-- Begin Provided data --

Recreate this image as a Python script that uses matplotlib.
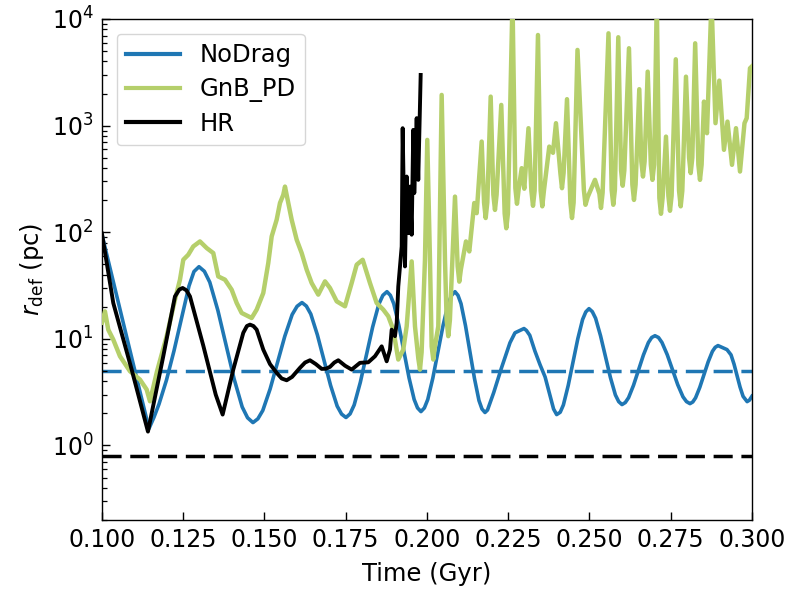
import matplotlib
matplotlib.use("Agg")
import matplotlib.pyplot as plt
from matplotlib.ticker import FormatStrFormatter, LogLocator

# ---- NoDrag run: time (Gyr) and deflection radius (pc)
nodrag_t = [0.1000, 0.1072, 0.11446,
            0.11600, 0.11754, 0.11985, 0.12216, 0.12446, 0.12677, 0.12831, 0.12985,
            0.13151, 0.13317, 0.13566, 0.13816, 0.14065, 0.14314, 0.14480, 0.14646,
            0.14797, 0.14948, 0.15174, 0.15400, 0.15626, 0.15852, 0.16003, 0.16154,
            0.16289, 0.16425, 0.16628, 0.16831, 0.17034, 0.17237, 0.17373, 0.17508,
            0.17634, 0.17760, 0.17949, 0.18139, 0.18328, 0.18517, 0.18643, 0.18769,
            0.18874, 0.18978, 0.19135, 0.19292, 0.19449, 0.19606, 0.19710, 0.19815,
            0.19920, 0.20024, 0.20181, 0.20338, 0.20496, 0.20653, 0.20757, 0.20862,
            0.20954, 0.21047, 0.21185, 0.21323, 0.21462, 0.21600, 0.21692, 0.21785,
            0.21862, 0.21939, 0.22054, 0.22169, 0.22285, 0.22400, 0.22554, 0.22708, 0.22985,
            0.23059, 0.23163, 0.23320, 0.23477, 0.23634, 0.23791, 0.23895, 0.23990,
            0.24099, 0.24197, 0.24345, 0.24492, 0.24640, 0.24788, 0.24887, 0.24985,
            0.25087, 0.25188, 0.25340, 0.25492, 0.25645, 0.25797, 0.25899, 0.26000,
            0.26102, 0.26203, 0.26355, 0.26508, 0.26660, 0.26812, 0.26914, 0.27015,
            0.27123, 0.27230, 0.27392, 0.27554, 0.27715, 0.27877, 0.27985, 0.28092,
            0.28178, 0.28264, 0.28394, 0.28523, 0.28652, 0.28782, 0.28868, 0.28954, 0.29231,
            0.29355, 0.29448, 0.29541, 0.29633, 0.29726, 0.2985, 0.2992, 0.3000]
nodrag_r = [94.8, 11.7, 1.44,
            1.84, 2.44, 4.11, 7.72, 15.5, 31.3, 42.8, 47.5,
            43.0, 34.0, 18.5, 8.83, 4.22, 2.30, 1.82, 1.64,
            1.78, 2.13, 3.39, 6.00, 10.6, 16.9, 20.2, 21.9,
            20.3, 17.1, 10.9, 6.32, 3.66, 2.34, 1.97, 1.83,
            1.98, 2.40, 3.91, 7.12, 12.9, 21.1, 25.6, 27.7,
            25.6, 21.4, 13.4, 7.60, 4.30, 2.70, 2.25, 2.08,
            2.25, 2.70, 4.30, 7.60, 13.4, 21.4, 25.6, 27.7,
            25.6, 21.4, 13.3, 7.52, 4.24, 2.64, 2.20, 2.04,
            2.15, 2.50, 3.14, 4.06, 5.26, 6.67, 9.20, 11.4, 12.5,
            12.0, 10.8, 7.70, 5.74, 4.40, 2.90, 2.20, 1.95,
            2.05, 2.40, 3.65, 6.05, 10.0, 15.2, 17.9, 19.2,
            18.0, 15.6, 10.7, 6.82, 4.33, 2.98, 2.58, 2.42,
            2.53, 2.81, 3.67, 5.09, 7.06, 9.23, 10.3, 10.7,
            10.3, 9.25, 7.11, 5.15, 3.72, 2.86, 2.58, 2.47,
            2.56, 2.80, 3.51, 4.62, 6.09, 7.63, 8.33, 8.65, 7.93,
            7.08, 5.79, 4.53, 3.53, 2.89, 2.58, 2.66, 2.90]

# ---- GnB_PD run
gnb_t = [0.1000, 0.10092, 0.10194, 0.10348, 0.10554, 0.10862, 0.11169, 0.11375, 0.11477,
         0.11692, 0.11991, 0.12246, 0.12400, 0.12502, 0.12655, 0.12809, 0.13015, 0.13222,
         0.13425, 0.13578, 0.13785, 0.13991, 0.14145, 0.14298, 0.14606, 0.14760, 0.14963,
         0.15117, 0.15222, 0.15375, 0.15477, 0.15578, 0.15631, 0.15732, 0.15837, 0.15991,
         0.16145, 0.16298, 0.16452, 0.16655, 0.16862, 0.17015, 0.17222, 0.17477, 0.17683,
         0.17837, 0.18022, 0.18246, 0.18452, 0.18655, 0.18809, 0.18963, 0.19117, 0.19271,
         0.19375, 0.19529, 0.19631, 0.19735, 0.19785, 0.19835, 0.19938, 0.20009, 0.20092,
         0.20144, 0.20194, 0.20244, 0.20348, 0.20452, 0.20554, 0.20605, 0.20655, 0.20705,
         0.20862, 0.20944, 0.20994, 0.21044, 0.21200, 0.21302, 0.21455, 0.21529,
         0.21683, 0.21756, 0.21806, 0.21856, 0.21960, 0.22042, 0.22092, 0.22142,
         0.22286, 0.22390, 0.22440, 0.22490, 0.22631, 0.22719, 0.22769, 0.22819, 0.22914,
         0.22994, 0.23123, 0.23212, 0.23262, 0.23312, 0.23415, 0.23498, 0.23548, 0.23598,
         0.23763, 0.23877, 0.23969, 0.24104, 0.24154, 0.24204,
         0.24308, 0.24412, 0.24462, 0.24512, 0.24631, 0.24827, 0.24877, 0.24947,
         0.25169, 0.25304, 0.25354, 0.25404, 0.25585, 0.25682, 0.25732, 0.25782, 0.25886,
         0.25972, 0.26022, 0.26072, 0.26215, 0.26319, 0.26369, 0.26419, 0.26532,
         0.26596, 0.26646, 0.26696, 0.26791, 0.26888, 0.26938, 0.26988, 0.27071,
         0.27150, 0.27200, 0.27250, 0.27354, 0.27427, 0.27477, 0.27527, 0.27655,
         0.27756, 0.27806, 0.27856, 0.27969, 0.28064, 0.28114, 0.28164, 0.28252,
         0.28350, 0.28400, 0.28450, 0.28523,
         0.28615, 0.28754, 0.28877, 0.28994, 0.29138, 0.29246, 0.29385, 0.29508, 0.29631,
         0.29769, 0.29837, 0.29938, 0.3000]
gnb_r = [14.2, 18.1, 12.2, 9.84, 6.87, 4.97, 4.15, 3.35, 2.60,
         4.93, 10.6, 23.3, 35.9, 55.2, 61.5, 73.6, 82.0, 71.1,
         63.8, 38.5, 35.9, 28.9, 21.7, 17.5, 15.7, 18.8, 26.9,
         51.4, 91.4, 131, 188, 224, 268, 188, 131, 85.1,
         63.8, 44.6, 33.4, 26.0, 34.6, 30.0, 22.5, 20.2, 33.4,
         49.6, 55.2, 33.4, 21.7, 18.8, 16.3, 12.2, 6.40, 7.93,
         13.1, 53.3, 13.1, 6.5, 5.15, 7.5, 55.2, 735, 55.2,
         8.5, 6.40, 8.5, 13.1, 1941, 55.2, 15.0, 10.6, 15.0,
         216, 48.0, 34.4, 45.0, 82.0, 66.1, 188, 151,
         709, 190, 136, 190, 1871, 225, 162, 225,
         1564, 150, 109, 150, 15000, 260, 185, 250, 399,
         256, 946, 245, 177, 245, 7080, 245, 175, 245,
         636, 556, 1054, 360, 259, 360,
         1770, 190, 136, 190, 5128, 250, 181, 215,
         310, 230, 169, 235, 7345, 250, 181, 250, 6745,
         380, 273, 380, 5318, 280, 201, 280, 2196,
         460, 333, 460, 3209, 430, 310, 430, 15000,
         210, 149, 210, 789, 220, 159, 220, 4190,
         245, 175, 245, 2879, 500, 359, 500, 5918,
         430, 310, 430, 1680,
         849, 15000, 1054, 2643, 593, 1091, 429, 946, 371,
         1054, 1175, 3451, 3600]

# ---- HR run
hr_t = [0.1000, 0.10348, 0.10914, 0.11415, 0.11886, 0.12100, 0.12246, 0.12380, 0.12483,
        0.12600, 0.12708, 0.13117, 0.13500, 0.13713, 0.14040, 0.14348, 0.14460, 0.14554,
        0.14660, 0.14760, 0.14963, 0.15170, 0.15375, 0.15530, 0.15683, 0.15850, 0.16092,
        0.16250, 0.16400, 0.16580, 0.16760, 0.16890, 0.17015, 0.17150, 0.17271, 0.17480,
        0.17683, 0.17938, 0.18194, 0.18400, 0.18606, 0.18760, 0.18862, 0.18914, 0.19015,
        0.19068, 0.19117, 0.19222, 0.19252, 0.19323, 0.19375, 0.19425, 0.19477, 0.19529,
        0.19578, 0.19609, 0.19683, 0.19732, 0.19806]
hr_r = [97.0, 21.7, 5.15, 1.35, 6.87, 14.8, 25.0, 29.0, 30.0,
        28.5, 25.0, 8.65, 3.00, 1.95, 5.15, 11.4, 13.2, 13.6,
        13.2, 12.2, 7.93, 5.80, 4.80, 4.25, 4.09, 4.40, 5.35,
        6.00, 6.30, 5.80, 5.23, 5.25, 5.46, 6.00, 6.30, 5.60,
        5.15, 5.96, 6.03, 6.87, 8.51, 6.16, 7.93, 12.2, 10.6,
        14.1, 31.0, 73.6, 946, 47.8, 333, 98.0, 268, 94.8,
        912, 233, 1175, 310, 2987]

# reference radii
nodrag_ref = 5.0
hr_ref = 0.8

x_ticks = [0.100, 0.125, 0.150, 0.175, 0.200, 0.225, 0.250, 0.275, 0.300]

blue = "#1f77b4"
green = "#b5cf6b"

plt.rcParams["font.family"] = "DejaVu Sans"
fig = plt.figure(figsize=(7.88, 5.90), dpi=100)
ax = fig.add_axes([0.1294, 0.1186, 0.8249, 0.8492])

ax.axhline(nodrag_ref, color=blue, lw=2.5, ls=(0, (5.5, 2.5)), zorder=1)
ax.axhline(hr_ref, color="black", lw=2.5, ls=(0, (5.5, 2.5)), zorder=1)

ax.plot(nodrag_t, nodrag_r, color=blue, lw=2.6, label="NoDrag", zorder=2)
ax.plot(gnb_t, gnb_r, color=green, lw=3.2, label="GnB_PD", zorder=3)
ax.plot(hr_t, hr_r, color="black", lw=2.8, label="HR", zorder=4)

ax.set_yscale("log")
ax.set_xlim(0.1, 0.3)
ax.set_ylim(0.2, 1e4)
ax.set_xticks(x_ticks)
ax.xaxis.set_major_formatter(FormatStrFormatter("%.3f"))
ax.yaxis.set_major_locator(LogLocator(base=10, numticks=10))
ax.yaxis.set_minor_locator(LogLocator(base=10, subs=range(2, 10), numticks=20))

ax.tick_params(axis="both", which="major", direction="in", length=6, width=1.0,
               labelsize=17, pad=6)
ax.tick_params(axis="both", which="minor", direction="in", length=3.5, width=0.9)
ax.tick_params(axis="x", which="minor", bottom=False)
for s in ax.spines.values():
    s.set_linewidth(1.0)

ax.set_xlabel("Time (Gyr)", fontsize=17.5, labelpad=7)
ax.set_ylabel(r"$r_{\rm def}$ (pc)", fontsize=17.5, labelpad=4)

leg = ax.legend(loc="upper left", fontsize=17.5, handlelength=2.2, borderaxespad=0.6,
                labelspacing=0.4)
for h in leg.legend_handles:
    h.set_linewidth(3.0)

fig.savefig("out.png", dpi=100)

-- End Provided data --

## Direction
Return exactly what appears from the opening line of the material through the line with "from matplotlib.ticker import", apart from the pictures.

## Response
Recreate this image as a Python script that uses matplotlib.
import matplotlib
matplotlib.use("Agg")
import matplotlib.pyplot as plt
from matplotlib.ticker import FormatStrFormatter, LogLocator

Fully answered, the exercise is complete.